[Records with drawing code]
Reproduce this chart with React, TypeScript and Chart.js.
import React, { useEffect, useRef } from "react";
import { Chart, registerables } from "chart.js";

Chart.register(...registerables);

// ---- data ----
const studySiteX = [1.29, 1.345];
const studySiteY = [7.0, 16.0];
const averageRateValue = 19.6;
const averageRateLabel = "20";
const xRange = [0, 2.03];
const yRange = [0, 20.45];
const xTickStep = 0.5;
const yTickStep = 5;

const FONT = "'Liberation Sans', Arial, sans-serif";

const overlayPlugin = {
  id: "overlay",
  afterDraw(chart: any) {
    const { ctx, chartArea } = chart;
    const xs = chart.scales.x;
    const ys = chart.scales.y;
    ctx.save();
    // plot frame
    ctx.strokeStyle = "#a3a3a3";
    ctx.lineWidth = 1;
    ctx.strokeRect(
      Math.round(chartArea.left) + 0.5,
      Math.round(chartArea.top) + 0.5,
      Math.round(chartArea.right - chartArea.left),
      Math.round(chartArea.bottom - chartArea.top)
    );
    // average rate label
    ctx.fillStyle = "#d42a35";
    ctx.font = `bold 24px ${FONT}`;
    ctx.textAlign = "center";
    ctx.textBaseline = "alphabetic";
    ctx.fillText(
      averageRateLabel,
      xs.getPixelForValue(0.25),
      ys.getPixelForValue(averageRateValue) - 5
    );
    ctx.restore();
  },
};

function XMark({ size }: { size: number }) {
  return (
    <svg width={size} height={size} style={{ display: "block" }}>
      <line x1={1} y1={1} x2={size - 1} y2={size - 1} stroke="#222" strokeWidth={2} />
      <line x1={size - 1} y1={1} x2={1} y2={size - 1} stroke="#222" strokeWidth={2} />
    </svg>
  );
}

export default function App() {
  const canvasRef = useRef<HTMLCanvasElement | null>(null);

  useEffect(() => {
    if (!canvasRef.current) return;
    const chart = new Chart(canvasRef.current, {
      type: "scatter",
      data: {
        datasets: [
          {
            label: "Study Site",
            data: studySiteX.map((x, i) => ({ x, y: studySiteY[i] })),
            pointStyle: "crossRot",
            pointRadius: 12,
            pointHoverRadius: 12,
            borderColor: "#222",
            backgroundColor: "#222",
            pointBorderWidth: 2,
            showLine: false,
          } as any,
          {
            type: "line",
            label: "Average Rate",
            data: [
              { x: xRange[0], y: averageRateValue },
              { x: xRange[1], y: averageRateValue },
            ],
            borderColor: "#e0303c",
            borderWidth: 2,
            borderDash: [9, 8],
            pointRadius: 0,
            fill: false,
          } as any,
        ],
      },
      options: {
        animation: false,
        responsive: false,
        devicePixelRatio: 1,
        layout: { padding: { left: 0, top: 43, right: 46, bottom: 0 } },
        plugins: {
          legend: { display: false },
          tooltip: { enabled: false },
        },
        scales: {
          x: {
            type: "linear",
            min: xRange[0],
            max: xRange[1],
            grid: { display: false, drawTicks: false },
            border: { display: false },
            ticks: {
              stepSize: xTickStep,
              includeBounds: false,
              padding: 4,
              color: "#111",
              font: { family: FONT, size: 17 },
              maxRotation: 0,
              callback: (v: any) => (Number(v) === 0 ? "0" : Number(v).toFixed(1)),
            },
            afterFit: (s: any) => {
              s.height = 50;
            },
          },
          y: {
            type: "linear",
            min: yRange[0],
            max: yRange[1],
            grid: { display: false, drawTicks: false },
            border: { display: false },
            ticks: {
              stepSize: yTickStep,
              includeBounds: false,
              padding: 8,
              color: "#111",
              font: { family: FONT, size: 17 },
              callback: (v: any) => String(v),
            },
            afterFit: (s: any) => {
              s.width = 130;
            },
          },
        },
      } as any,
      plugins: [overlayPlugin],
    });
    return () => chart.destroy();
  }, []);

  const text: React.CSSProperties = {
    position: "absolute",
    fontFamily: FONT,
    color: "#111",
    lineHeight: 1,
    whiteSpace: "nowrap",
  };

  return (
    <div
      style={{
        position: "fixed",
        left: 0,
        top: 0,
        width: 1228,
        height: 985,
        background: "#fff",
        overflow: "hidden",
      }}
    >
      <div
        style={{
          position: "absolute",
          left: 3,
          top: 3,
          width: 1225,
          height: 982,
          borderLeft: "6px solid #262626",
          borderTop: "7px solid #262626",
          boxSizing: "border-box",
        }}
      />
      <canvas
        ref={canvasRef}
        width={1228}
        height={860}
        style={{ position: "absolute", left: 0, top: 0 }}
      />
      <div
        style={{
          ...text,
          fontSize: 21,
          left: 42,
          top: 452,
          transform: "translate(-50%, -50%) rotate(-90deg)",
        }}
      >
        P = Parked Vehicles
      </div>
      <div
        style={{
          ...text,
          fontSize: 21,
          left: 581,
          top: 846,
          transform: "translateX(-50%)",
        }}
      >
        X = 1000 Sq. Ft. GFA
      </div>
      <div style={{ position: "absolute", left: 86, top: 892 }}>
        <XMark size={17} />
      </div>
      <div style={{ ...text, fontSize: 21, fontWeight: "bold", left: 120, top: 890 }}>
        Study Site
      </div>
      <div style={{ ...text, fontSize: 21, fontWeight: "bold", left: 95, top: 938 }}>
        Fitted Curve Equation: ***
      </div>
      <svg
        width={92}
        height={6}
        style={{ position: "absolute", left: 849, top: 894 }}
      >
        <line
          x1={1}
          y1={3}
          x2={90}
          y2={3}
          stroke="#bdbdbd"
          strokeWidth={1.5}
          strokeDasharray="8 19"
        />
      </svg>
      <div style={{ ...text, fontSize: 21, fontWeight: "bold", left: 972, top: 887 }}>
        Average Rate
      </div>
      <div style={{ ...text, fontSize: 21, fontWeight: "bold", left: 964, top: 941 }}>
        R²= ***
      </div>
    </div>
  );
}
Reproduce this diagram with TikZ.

SET EXERCISE:
Every line above should be written out again exactly as it stands.

RESULT BELOW:
Reproduce this chart with React, TypeScript and Chart.js.
import React, { useEffect, useRef } from "react";
import { Chart, registerables } from "chart.js";

Chart.register(...registerables);

// ---- data ----
const studySiteX = [1.29, 1.345];
const studySiteY = [7.0, 16.0];
const averageRateValue = 19.6;
const averageRateLabel = "20";
const xRange = [0, 2.03];
const yRange = [0, 20.45];
const xTickStep = 0.5;
const yTickStep = 5;

const FONT = "'Liberation Sans', Arial, sans-serif";

const overlayPlugin = {
  id: "overlay",
  afterDraw(chart: any) {
    const { ctx, chartArea } = chart;
    const xs = chart.scales.x;
    const ys = chart.scales.y;
    ctx.save();
    // plot frame
    ctx.strokeStyle = "#a3a3a3";
    ctx.lineWidth = 1;
    ctx.strokeRect(
      Math.round(chartArea.left) + 0.5,
      Math.round(chartArea.top) + 0.5,
      Math.round(chartArea.right - chartArea.left),
      Math.round(chartArea.bottom - chartArea.top)
    );
    // average rate label
    ctx.fillStyle = "#d42a35";
    ctx.font = `bold 24px ${FONT}`;
    ctx.textAlign = "center";
    ctx.textBaseline = "alphabetic";
    ctx.fillText(
      averageRateLabel,
      xs.getPixelForValue(0.25),
      ys.getPixelForValue(averageRateValue) - 5
    );
    ctx.restore();
  },
};

function XMark({ size }: { size: number }) {
  return (
    <svg width={size} height={size} style={{ display: "block" }}>
      <line x1={1} y1={1} x2={size - 1} y2={size - 1} stroke="#222" strokeWidth={2} />
      <line x1={size - 1} y1={1} x2={1} y2={size - 1} stroke="#222" strokeWidth={2} />
    </svg>
  );
}

export default function App() {
  const canvasRef = useRef<HTMLCanvasElement | null>(null);

  useEffect(() => {
    if (!canvasRef.current) return;
    const chart = new Chart(canvasRef.current, {
      type: "scatter",
      data: {
        datasets: [
          {
            label: "Study Site",
            data: studySiteX.map((x, i) => ({ x, y: studySiteY[i] })),
            pointStyle: "crossRot",
            pointRadius: 12,
            pointHoverRadius: 12,
            borderColor: "#222",
            backgroundColor: "#222",
            pointBorderWidth: 2,
            showLine: false,
          } as any,
          {
            type: "line",
            label: "Average Rate",
            data: [
              { x: xRange[0], y: averageRateValue },
              { x: xRange[1], y: averageRateValue },
            ],
            borderColor: "#e0303c",
            borderWidth: 2,
            borderDash: [9, 8],
            pointRadius: 0,
            fill: false,
          } as any,
        ],
      },
      options: {
        animation: false,
        responsive: false,
        devicePixelRatio: 1,
        layout: { padding: { left: 0, top: 43, right: 46, bottom: 0 } },
        plugins: {
          legend: { display: false },
          tooltip: { enabled: false },
        },
        scales: {
          x: {
            type: "linear",
            min: xRange[0],
            max: xRange[1],
            grid: { display: false, drawTicks: false },
            border: { display: false },
            ticks: {
              stepSize: xTickStep,
              includeBounds: false,
              padding: 4,
              color: "#111",
              font: { family: FONT, size: 17 },
              maxRotation: 0,
              callback: (v: any) => (Number(v) === 0 ? "0" : Number(v).toFixed(1)),
            },
            afterFit: (s: any) => {
              s.height = 50;
            },
          },
          y: {
            type: "linear",
            min: yRange[0],
            max: yRange[1],
            grid: { display: false, drawTicks: false },
            border: { display: false },
            ticks: {
              stepSize: yTickStep,
              includeBounds: false,
              padding: 8,
              color: "#111",
              font: { family: FONT, size: 17 },
              callback: (v: any) => String(v),
            },
            afterFit: (s: any) => {
              s.width = 130;
            },
          },
        },
      } as any,
      plugins: [overlayPlugin],
    });
    return () => chart.destroy();
  }, []);

  const text: React.CSSProperties = {
    position: "absolute",
    fontFamily: FONT,
    color: "#111",
    lineHeight: 1,
    whiteSpace: "nowrap",
  };

  return (
    <div
      style={{
        position: "fixed",
        left: 0,
        top: 0,
        width: 1228,
        height: 985,
        background: "#fff",
        overflow: "hidden",
      }}
    >
      <div
        style={{
          position: "absolute",
          left: 3,
          top: 3,
          width: 1225,
          height: 982,
          borderLeft: "6px solid #262626",
          borderTop: "7px solid #262626",
          boxSizing: "border-box",
        }}
      />
      <canvas
        ref={canvasRef}
        width={1228}
        height={860}
        style={{ position: "absolute", left: 0, top: 0 }}
      />
      <div
        style={{
          ...text,
          fontSize: 21,
          left: 42,
          top: 452,
          transform: "translate(-50%, -50%) rotate(-90deg)",
        }}
      >
        P = Parked Vehicles
      </div>
      <div
        style={{
          ...text,
          fontSize: 21,
          left: 581,
          top: 846,
          transform: "translateX(-50%)",
        }}
      >
        X = 1000 Sq. Ft. GFA
      </div>
      <div style={{ position: "absolute", left: 86, top: 892 }}>
        <XMark size={17} />
      </div>
      <div style={{ ...text, fontSize: 21, fontWeight: "bold", left: 120, top: 890 }}>
        Study Site
      </div>
      <div style={{ ...text, fontSize: 21, fontWeight: "bold", left: 95, top: 938 }}>
        Fitted Curve Equation: ***
      </div>
      <svg
        width={92}
        height={6}
        style={{ position: "absolute", left: 849, top: 894 }}
      >
        <line
          x1={1}
          y1={3}
          x2={90}
          y2={3}
          stroke="#bdbdbd"
          strokeWidth={1.5}
          strokeDasharray="8 19"
        />
      </svg>
      <div style={{ ...text, fontSize: 21, fontWeight: "bold", left: 972, top: 887 }}>
        Average Rate
      </div>
      <div style={{ ...text, fontSize: 21, fontWeight: "bold", left: 964, top: 941 }}>
        R²= ***
      </div>
    </div>
  );
}
Reproduce this diagram with TikZ.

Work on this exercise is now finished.